YouTube-Google deal full of issues

By DAVID MOON, Moon Capital Management
October 22, 2006

A couple of weeks ago when Google announced that it was paying $1.64 billion for YouTube, all sorts of issues came to mind.

(For you folks who don't trade funny videos, YouTube is a free video sharing site that lets users upload, view and share video clips. Think Napster for video. If I have to explain Napster, ask your kids or grandkids.)

My first thought was about America Online. When AOL announced its $280 billion merger with Time Warner in 2000, it didn't pay cash for the media conglomerate. It paid in AOL shares, eventually known as funny money. I've wondered about Google's valuation (with egg on my face), but it will be interesting to see if the founders of YouTube would have been better off accepting a much lower purchase price but receiving esoteric currency like American greenbacks, instead of shares of Google stock for their company. Time will tell.

Another concern is about the value of the YouTube asset Google is purchasing ' and the potential accompanying liability. Many of the videos folks post to the YouTube site are copyrighted or include copyrighted material. When someone posts a video of your local weather guy accidentally burping on-air, there's no question that's a copyrighted (and pretty embarrassing) video clip. But if your daughter posts a clip of her basketball team's victory over their arch rivals with 'We Are the Champions' playing in the background, the music group Queen and Elektra Records have the basis for a legal complaint. Every wedding reception video with a Brittany Spears video playing in the background is a violation.

Some argue that the violators are the individuals who post the copyrighted material, not the hosting companies, thus protecting YouTube, and eventually Google, from liability. There is some basis for this argument, but legal analysts are growing skeptical of this wall of protection. YouTube has made some effort to prevent copyrighted material from being posted on its site, which sounds like a good thing. But every time it exercises editorial censorship, it admits some level of responsibility, thus increasing its potential liability.

A recent ruling suggests that if individuals are using a centralized service ' like Napster or YouTube ' to share copyrighted material, the folks running that centralized service are inducing violations, and thus culpable.

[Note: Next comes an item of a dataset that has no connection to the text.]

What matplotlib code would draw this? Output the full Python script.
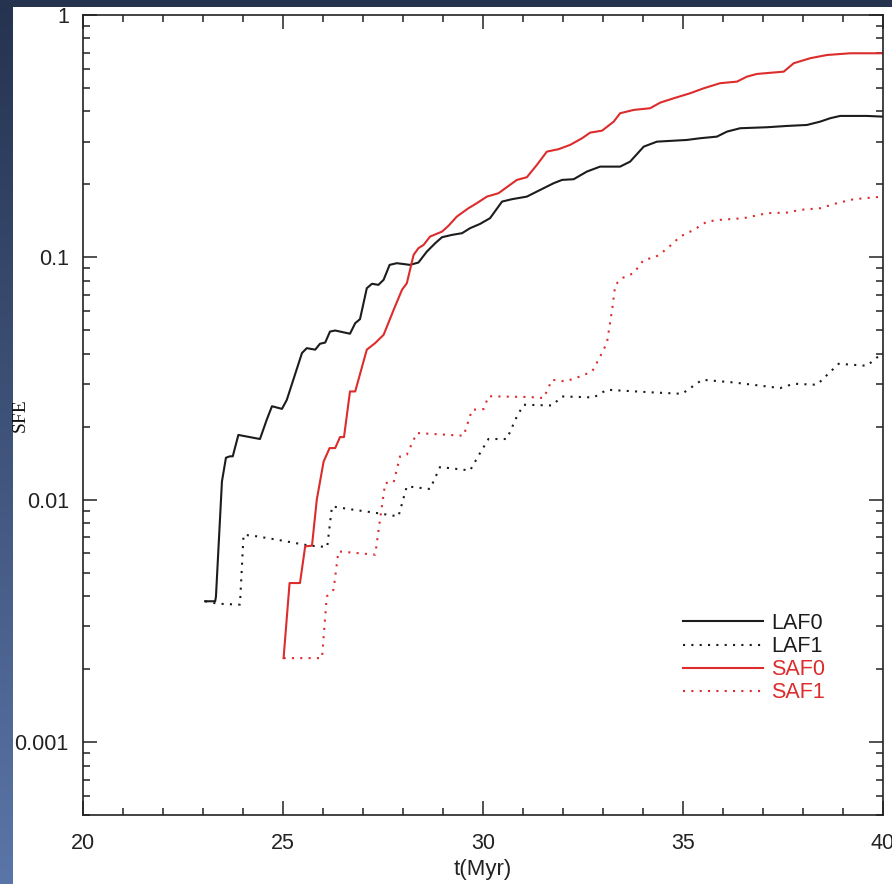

Until now, perhaps YouTube's best defense against lawsuits was that it started by three guys in a garage less than a year ago and didn't have a lot of assets for aggressive content owners and their attorneys to go after. This all changes with the acquisition by Google. YouTube's soon-to-be parent company has more than $3.8 billion in cash ' enough to attract swarms of enterprising intellectual property right lawyers.

Mark Cuban, co-founder of HDNet and maverick owner of the NBA's Dallas Mavericks agrees. 'The only reason [YouTube] hasn't been sued yet is because there is no one with big money to sue. They are just breaking the law.' He added 'anyone who buys that [YouTube] is a moron.'

Cuban made his remarks at Advertising Week in New York City on September 28. A video of his presentation has been removed from YouTube.